Spotting fetal growth problems early could cut UK stillbirths by 600 a year
The authors say spotting it early could substantially reduce the risk, and this needs to become a cornerstone of safety and effectiveness in antenatal care.
Stillbirth rates in the United Kingdom are among the highest in developed countries. They have often been considered unexplained and unavoidable, and their rates have changed little over the last two decades.
Recently, doctors have found that many stillborn babies fail to reach their growth potential, prompting a renewed focus on what causes fetal growth restriction. So a team of researchers at the West Midlands Perinatal Institute in Birmingham set out to assess the main risk factors associated with stillbirth in a multiethnic population.

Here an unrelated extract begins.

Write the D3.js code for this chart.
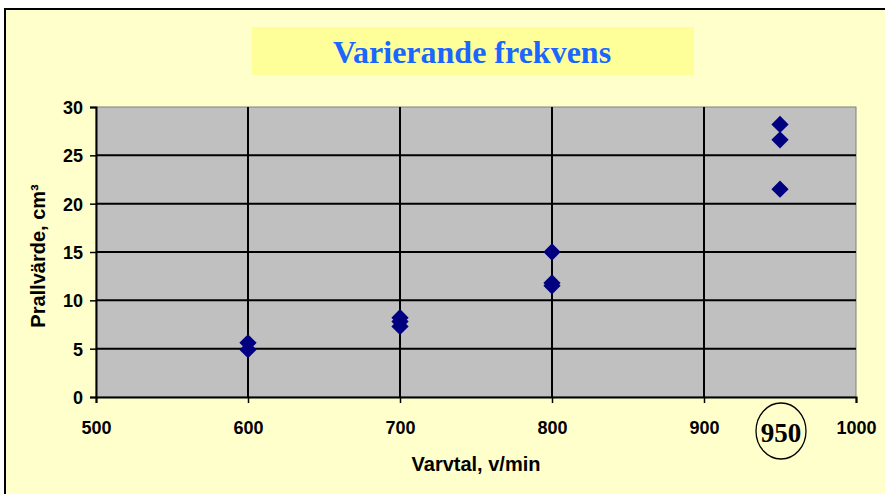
<!DOCTYPE html>
<html>
<head>
<meta charset="utf-8">
<script src="https://cdn.jsdelivr.net/npm/d3@7"></script>
<style>
  html, body { margin: 0; padding: 0; background: #fff; }
  svg { display: block; }
</style>
</head>
<body>
<svg id="chart"></svg>
<script>
// data
const rpm = [600, 600, 700, 700, 700, 800, 800, 800, 950, 950, 950]
const prall = [5.6, 4.9, 8.2, 7.8, 7.3, 15.0, 11.8, 11.5, 28.2, 26.6, 21.5]
const xTicks = [500, 600, 700, 800, 900, 1000]
const yTicks = [0, 5, 10, 15, 20, 25, 30]
const marked = 950

const W = 885, H = 494
const sans = 'Liberation Sans, Arial, sans-serif'
const serif = 'Liberation Serif, Times New Roman, serif'
const svg = d3.select('#chart').attr('width', W).attr('height', H)

// chart background + frame
svg.append('rect').attr('x', 0).attr('y', 0).attr('width', W).attr('height', H).attr('fill', '#fff')
svg.append('rect').attr('x', 5).attr('y', 9).attr('width', W + 10).attr('height', H + 10)
  .attr('fill', '#ffffcc').attr('stroke', '#000').attr('stroke-width', 2)

// title
svg.append('rect').attr('x', 252).attr('y', 27).attr('width', 442).attr('height', 48).attr('fill', '#ffff99')
svg.append('text').attr('x', 472).attr('y', 63)
  .attr('text-anchor', 'middle')
  .attr('font-family', serif)
  .attr('font-weight', 'bold').attr('font-size', '32px')
  .attr('fill', '#1a66ff')
  .text('Varierande frekvens')

const x = d3.scaleLinear().domain([500, 1000]).range([96, 856])
const y = d3.scaleLinear().domain([0, 30]).range([397, 107])

const g = svg.append('g')

g.append('rect')
  .attr('x', x(500)).attr('y', y(30))
  .attr('width', x(1000) - x(500)).attr('height', y(0) - y(30))
  .attr('fill', '#c0c0c0').attr('stroke', '#808080').attr('stroke-width', 1)

// grid
g.selectAll('.hgrid').data(yTicks.filter(d => d > 0 && d < 30)).join('line')
  .attr('x1', x(500)).attr('x2', x(1000))
  .attr('y1', d => y(d)).attr('y2', d => y(d))
  .attr('stroke', '#000').attr('stroke-width', 2)
g.selectAll('.vgrid').data(xTicks.filter(d => d > 500 && d < 1000)).join('line')
  .attr('x1', d => x(d)).attr('x2', d => x(d))
  .attr('y1', y(30)).attr('y2', y(0))
  .attr('stroke', '#000').attr('stroke-width', 2)

// axes
const xAxis = g.append('g').attr('transform', `translate(0,${y(0)})`)
  .call(d3.axisBottom(x).tickValues(xTicks).tickSize(6).tickPadding(18).tickFormat(d3.format('d')))
const yAxis = g.append('g').attr('transform', `translate(${x(500)},0)`)
  .call(d3.axisLeft(y).tickValues(yTicks).tickSize(6).tickPadding(7))

;[xAxis, yAxis].forEach(a => {
  a.select('.domain').attr('stroke', '#000').attr('stroke-width', 2)
  a.selectAll('.tick line').attr('stroke', '#000').attr('stroke-width', 1.5)
  a.selectAll('.tick text')
    .attr('font-family', sans)
    .attr('font-weight', 'bold').attr('font-size', '18px').attr('fill', '#000')
})
yAxis.selectAll('.tick text').attr('dy', '0.36em')

// points
const diamond = d3.symbol().type(d3.symbolDiamond2).size(190)
g.selectAll('.pt').data(rpm.map((r, i) => [r, prall[i]])).join('path')
  .attr('d', diamond)
  .attr('transform', d => `translate(${x(d[0])},${y(d[1])})`)
  .attr('fill', '#000080')

// 950 annotation
svg.append('ellipse').attr('cx', x(marked) + 1).attr('cy', 431).attr('rx', 25).attr('ry', 28)
  .attr('fill', 'none').attr('stroke', '#000').attr('stroke-width', 1.3)
svg.append('text').attr('x', x(marked) + 1).attr('y', 442)
  .attr('text-anchor', 'middle')
  .attr('font-family', serif)
  .attr('font-weight', 'bold').attr('font-size', '27px')
  .text(marked)

// axis titles
svg.append('text').attr('x', 476).attr('y', 471)
  .attr('text-anchor', 'middle')
  .attr('font-family', sans)
  .attr('font-weight', 'bold').attr('font-size', '20px')
  .text('Varvtal, v/min')
svg.append('text')
  .attr('transform', 'translate(45,256) rotate(-90)')
  .attr('text-anchor', 'middle')
  .attr('font-family', sans)
  .attr('font-weight', 'bold').attr('font-size', '20px')
  .text('Prallvärde, cm³')
</script>
</body>
</html>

Using NHS records, they identified 92,218 normally formed singleton babies, including 389 stillbirths, from 24 weeks of gestation, delivered during 2009-11 (a stillbirth rate of 4.2 per 1,000 births). They then assessed several maternal and fetal risk factors for stillbirth and calculated the proportion of stillbirths that could be potentially avoided if these risks were removed.
These included mother's age, parity (the number of times she had given birth), body mass index, mental health history, pre-existing diabetes, high blood pressure or heart disease, smoking in pregnancy, alcohol consumption, and fetal growth problems.
First, third and subsequent pregnancies were associated with an increased risk of stillbirth compared with second pregnancies, but high maternal age carried no increased risk in this population which excluded congenital anomalies. Ethnicity (African, African-Caribbean, Indian and Pakistani) carried a higher risk, as did deprivation and unemployment of the mother or her partner.
Maternal obesity (BMI of 30 or more), smoking, pre-existing diabetes, a history of mental health problems, and fetal growth restriction were all associated with a significantly increased risk.
As potentially modifiable risk factors, maternal obesity, smoking in pregnancy and fetal growth restriction together accounted for 56% of all stillbirths.
However, the strongest risk factor was fetal growth restriction, which carried a fourfold higher risk of stillbirth compared with normal growth pregnancies. This increased to an eightfold risk if it was not detected during pregnancy, accounting for 32% of all stillbirths in the study.
Yet the authors point out that the presence of fetal growth restriction is currently missed in most pregnancies.
They estimate that 71 stillbirths in their study population could have been avoided through better antenatal recognition. Extrapolated to the UK population, this would represent 600 fewer stillbirths per year.
"Our study shows that while there are several risk factors for stillbirth that can be ascertained from the outset of pregnancy, the single largest factor is fetal growth restriction, which is currently not well predicted and not recognised antenatally in most pregnancies," say the authors. "Most normally formed singleton stillbirths are potentially avoidable … and preventive strategies need to focus on improving antenatal detection," they conclude.
In an accompanying editorial, two experts from the University of Auckland say this study adds "important new insights" about modifiable risk factors for stillbirth, but that efforts to improve detection of fetal growth restriction must be intensified.